# SOURCE DATA
--------------------------------

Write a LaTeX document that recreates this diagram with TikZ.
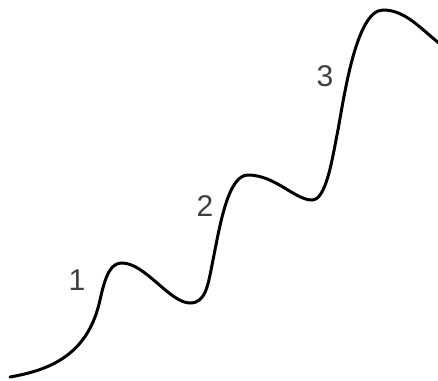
\documentclass[tikz,border=0pt]{standalone}
\usepackage{fontspec}
\setmainfont{Liberation Sans}
\definecolor{labelgray}{RGB}{64,64,64}

\begin{document}
\begin{tikzpicture}[x=1pt,y=-1pt,
    stagelabel/.style={text=labelgray,font=\fontsize{30}{30}\selectfont,inner sep=0pt}]
  \useasboundingbox (0,0) rectangle (438,380);
  % the rising curve
  \draw[line width=3pt,line cap=round]
    (10,377) .. controls (50,370) and (88,355) .. (100,300)
             .. controls (106,272) and (112,263) .. (122,263)
             .. controls (145,263) and (170,303) .. (190,303)
             .. controls (206,303) and (208,285) .. (213,260)
             .. controls (220,225) and (228,175) .. (248,175)
             .. controls (275,175) and (295,200) .. (312,200)
             .. controls (326,200) and (332,160) .. (337,135)
             .. controls (343,105) and (355,10) .. (383,10)
             .. controls (405,10) and (420,28) .. (440,44);
  % labels
  \node[stagelabel] (one) at (77,280) {1};
  \node[stagelabel] (two) at (205,206) {2};
  \node[stagelabel] (three) at (325,76) {3};
\end{tikzpicture}
\end{document}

--------------------------------

# EXERCISE
Make an exact copy of the listing above. Do not include the pictures.

# TASK RESULT
Write a LaTeX document that recreates this diagram with TikZ.
\documentclass[tikz,border=0pt]{standalone}
\usepackage{fontspec}
\setmainfont{Liberation Sans}
\definecolor{labelgray}{RGB}{64,64,64}

\begin{document}
\begin{tikzpicture}[x=1pt,y=-1pt,
    stagelabel/.style={text=labelgray,font=\fontsize{30}{30}\selectfont,inner sep=0pt}]
  \useasboundingbox (0,0) rectangle (438,380);
  % the rising curve
  \draw[line width=3pt,line cap=round]
    (10,377) .. controls (50,370) and (88,355) .. (100,300)
             .. controls (106,272) and (112,263) .. (122,263)
             .. controls (145,263) and (170,303) .. (190,303)
             .. controls (206,303) and (208,285) .. (213,260)
             .. controls (220,225) and (228,175) .. (248,175)
             .. controls (275,175) and (295,200) .. (312,200)
             .. controls (326,200) and (332,160) .. (337,135)
             .. controls (343,105) and (355,10) .. (383,10)
             .. controls (405,10) and (420,28) .. (440,44);
  % labels
  \node[stagelabel] (one) at (77,280) {1};
  \node[stagelabel] (two) at (205,206) {2};
  \node[stagelabel] (three) at (325,76) {3};
\end{tikzpicture}
\end{document}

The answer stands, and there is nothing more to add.